━━ PROVIDED RECORDS ━━

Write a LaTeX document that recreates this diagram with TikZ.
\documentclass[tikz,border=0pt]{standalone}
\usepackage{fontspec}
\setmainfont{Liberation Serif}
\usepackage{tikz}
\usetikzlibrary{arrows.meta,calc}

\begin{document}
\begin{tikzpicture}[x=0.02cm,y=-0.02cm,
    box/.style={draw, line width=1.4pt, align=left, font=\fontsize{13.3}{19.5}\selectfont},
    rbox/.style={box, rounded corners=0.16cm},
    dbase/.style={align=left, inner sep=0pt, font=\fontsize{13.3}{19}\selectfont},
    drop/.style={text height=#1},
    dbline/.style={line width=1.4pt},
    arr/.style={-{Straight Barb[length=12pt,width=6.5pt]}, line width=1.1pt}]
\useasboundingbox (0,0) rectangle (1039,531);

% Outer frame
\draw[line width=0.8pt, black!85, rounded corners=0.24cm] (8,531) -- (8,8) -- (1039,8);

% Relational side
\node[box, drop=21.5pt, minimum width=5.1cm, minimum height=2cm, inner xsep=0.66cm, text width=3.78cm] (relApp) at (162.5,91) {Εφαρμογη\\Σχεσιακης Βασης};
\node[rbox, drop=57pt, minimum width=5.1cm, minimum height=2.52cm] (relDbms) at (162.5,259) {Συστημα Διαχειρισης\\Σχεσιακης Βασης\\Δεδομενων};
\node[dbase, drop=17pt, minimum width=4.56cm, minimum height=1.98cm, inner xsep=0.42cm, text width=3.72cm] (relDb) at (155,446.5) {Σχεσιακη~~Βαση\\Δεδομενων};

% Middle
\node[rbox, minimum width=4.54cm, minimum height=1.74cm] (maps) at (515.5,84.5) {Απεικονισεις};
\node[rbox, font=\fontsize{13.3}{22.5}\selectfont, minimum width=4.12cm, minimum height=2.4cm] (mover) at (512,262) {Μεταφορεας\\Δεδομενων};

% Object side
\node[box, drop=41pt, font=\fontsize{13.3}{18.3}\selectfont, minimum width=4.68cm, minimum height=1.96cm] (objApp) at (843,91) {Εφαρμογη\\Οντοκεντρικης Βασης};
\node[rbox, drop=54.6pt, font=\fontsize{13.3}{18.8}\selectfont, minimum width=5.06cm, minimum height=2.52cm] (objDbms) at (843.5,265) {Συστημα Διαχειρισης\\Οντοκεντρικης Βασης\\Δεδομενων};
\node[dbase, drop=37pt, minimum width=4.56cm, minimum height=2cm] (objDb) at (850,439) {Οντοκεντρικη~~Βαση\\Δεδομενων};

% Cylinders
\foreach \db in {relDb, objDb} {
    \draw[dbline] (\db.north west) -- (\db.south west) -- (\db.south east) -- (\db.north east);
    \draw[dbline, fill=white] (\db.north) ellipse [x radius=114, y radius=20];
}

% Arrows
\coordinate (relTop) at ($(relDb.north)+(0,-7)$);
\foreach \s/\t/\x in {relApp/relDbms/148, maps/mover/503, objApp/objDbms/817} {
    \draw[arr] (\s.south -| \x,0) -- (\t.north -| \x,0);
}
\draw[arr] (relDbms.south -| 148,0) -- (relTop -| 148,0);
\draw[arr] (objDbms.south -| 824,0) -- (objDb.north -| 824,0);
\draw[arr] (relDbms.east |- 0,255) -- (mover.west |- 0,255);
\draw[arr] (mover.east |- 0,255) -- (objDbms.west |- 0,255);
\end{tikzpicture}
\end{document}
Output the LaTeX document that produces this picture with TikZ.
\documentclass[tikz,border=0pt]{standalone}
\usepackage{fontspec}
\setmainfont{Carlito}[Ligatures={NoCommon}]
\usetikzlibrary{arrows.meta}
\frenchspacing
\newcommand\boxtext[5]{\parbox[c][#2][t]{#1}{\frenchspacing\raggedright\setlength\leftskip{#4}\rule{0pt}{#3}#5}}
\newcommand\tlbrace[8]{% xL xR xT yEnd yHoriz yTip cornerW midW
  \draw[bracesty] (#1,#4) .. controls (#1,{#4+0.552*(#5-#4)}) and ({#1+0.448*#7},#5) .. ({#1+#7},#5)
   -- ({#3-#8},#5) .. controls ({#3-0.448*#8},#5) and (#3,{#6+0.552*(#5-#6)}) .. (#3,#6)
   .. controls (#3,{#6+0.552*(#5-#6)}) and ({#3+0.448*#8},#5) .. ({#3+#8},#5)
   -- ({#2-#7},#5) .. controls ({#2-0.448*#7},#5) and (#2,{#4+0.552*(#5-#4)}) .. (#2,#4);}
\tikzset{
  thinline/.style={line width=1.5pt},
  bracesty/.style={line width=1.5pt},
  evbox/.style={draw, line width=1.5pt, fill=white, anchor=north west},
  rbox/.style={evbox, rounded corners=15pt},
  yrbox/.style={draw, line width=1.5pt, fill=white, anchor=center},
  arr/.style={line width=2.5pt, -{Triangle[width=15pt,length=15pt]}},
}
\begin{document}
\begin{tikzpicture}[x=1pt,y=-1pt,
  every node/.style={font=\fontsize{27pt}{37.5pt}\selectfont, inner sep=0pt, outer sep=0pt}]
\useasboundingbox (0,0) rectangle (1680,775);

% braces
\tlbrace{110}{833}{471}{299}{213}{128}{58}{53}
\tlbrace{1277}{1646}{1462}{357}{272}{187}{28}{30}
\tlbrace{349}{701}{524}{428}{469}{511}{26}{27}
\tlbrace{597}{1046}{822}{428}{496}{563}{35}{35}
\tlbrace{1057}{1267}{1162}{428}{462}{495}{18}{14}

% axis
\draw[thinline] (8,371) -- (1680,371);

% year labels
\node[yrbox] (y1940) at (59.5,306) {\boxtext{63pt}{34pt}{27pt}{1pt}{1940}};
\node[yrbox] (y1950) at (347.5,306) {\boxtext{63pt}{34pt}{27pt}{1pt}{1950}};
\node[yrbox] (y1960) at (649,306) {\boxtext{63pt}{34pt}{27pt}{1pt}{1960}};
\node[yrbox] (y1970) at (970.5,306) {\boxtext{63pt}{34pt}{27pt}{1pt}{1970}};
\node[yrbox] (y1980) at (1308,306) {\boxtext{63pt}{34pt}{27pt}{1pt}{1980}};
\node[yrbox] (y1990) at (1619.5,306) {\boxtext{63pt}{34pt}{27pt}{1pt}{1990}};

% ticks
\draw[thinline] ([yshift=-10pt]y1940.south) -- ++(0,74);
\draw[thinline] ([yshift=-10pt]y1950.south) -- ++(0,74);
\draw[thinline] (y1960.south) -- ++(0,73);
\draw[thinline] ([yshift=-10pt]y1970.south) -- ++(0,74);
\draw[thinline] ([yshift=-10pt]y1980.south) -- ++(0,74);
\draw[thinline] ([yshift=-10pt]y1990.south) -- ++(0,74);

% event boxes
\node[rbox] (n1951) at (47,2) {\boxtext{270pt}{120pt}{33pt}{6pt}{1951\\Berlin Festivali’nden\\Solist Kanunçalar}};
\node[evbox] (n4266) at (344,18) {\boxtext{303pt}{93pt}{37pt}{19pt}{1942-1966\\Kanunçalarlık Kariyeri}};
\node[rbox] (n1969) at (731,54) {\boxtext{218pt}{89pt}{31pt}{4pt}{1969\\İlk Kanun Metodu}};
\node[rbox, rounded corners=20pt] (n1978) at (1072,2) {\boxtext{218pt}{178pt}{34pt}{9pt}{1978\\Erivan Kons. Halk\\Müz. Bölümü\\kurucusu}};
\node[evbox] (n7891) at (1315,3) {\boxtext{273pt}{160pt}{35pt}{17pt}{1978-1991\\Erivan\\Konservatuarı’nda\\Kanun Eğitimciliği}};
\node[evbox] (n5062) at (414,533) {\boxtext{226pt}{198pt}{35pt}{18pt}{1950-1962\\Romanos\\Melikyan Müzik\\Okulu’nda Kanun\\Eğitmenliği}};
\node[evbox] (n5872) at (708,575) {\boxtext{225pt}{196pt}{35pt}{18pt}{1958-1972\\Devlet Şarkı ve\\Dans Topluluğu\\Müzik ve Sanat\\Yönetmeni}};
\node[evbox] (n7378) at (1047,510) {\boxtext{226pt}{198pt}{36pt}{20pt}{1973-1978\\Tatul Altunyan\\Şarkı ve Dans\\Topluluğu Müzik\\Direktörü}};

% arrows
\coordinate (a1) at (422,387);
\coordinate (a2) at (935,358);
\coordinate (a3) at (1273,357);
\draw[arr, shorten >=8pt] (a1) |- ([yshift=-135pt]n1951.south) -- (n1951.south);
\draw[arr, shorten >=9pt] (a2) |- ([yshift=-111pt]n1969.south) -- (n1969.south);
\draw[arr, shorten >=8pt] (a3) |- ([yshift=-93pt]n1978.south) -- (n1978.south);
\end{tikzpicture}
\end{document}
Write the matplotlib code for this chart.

━━━

EXERCISE: List every line from the entries above in which "with" appears.

SOLUTION FOR THIS PROBLEM:
Write a LaTeX document that recreates this diagram with TikZ.
Output the LaTeX document that produces this picture with TikZ.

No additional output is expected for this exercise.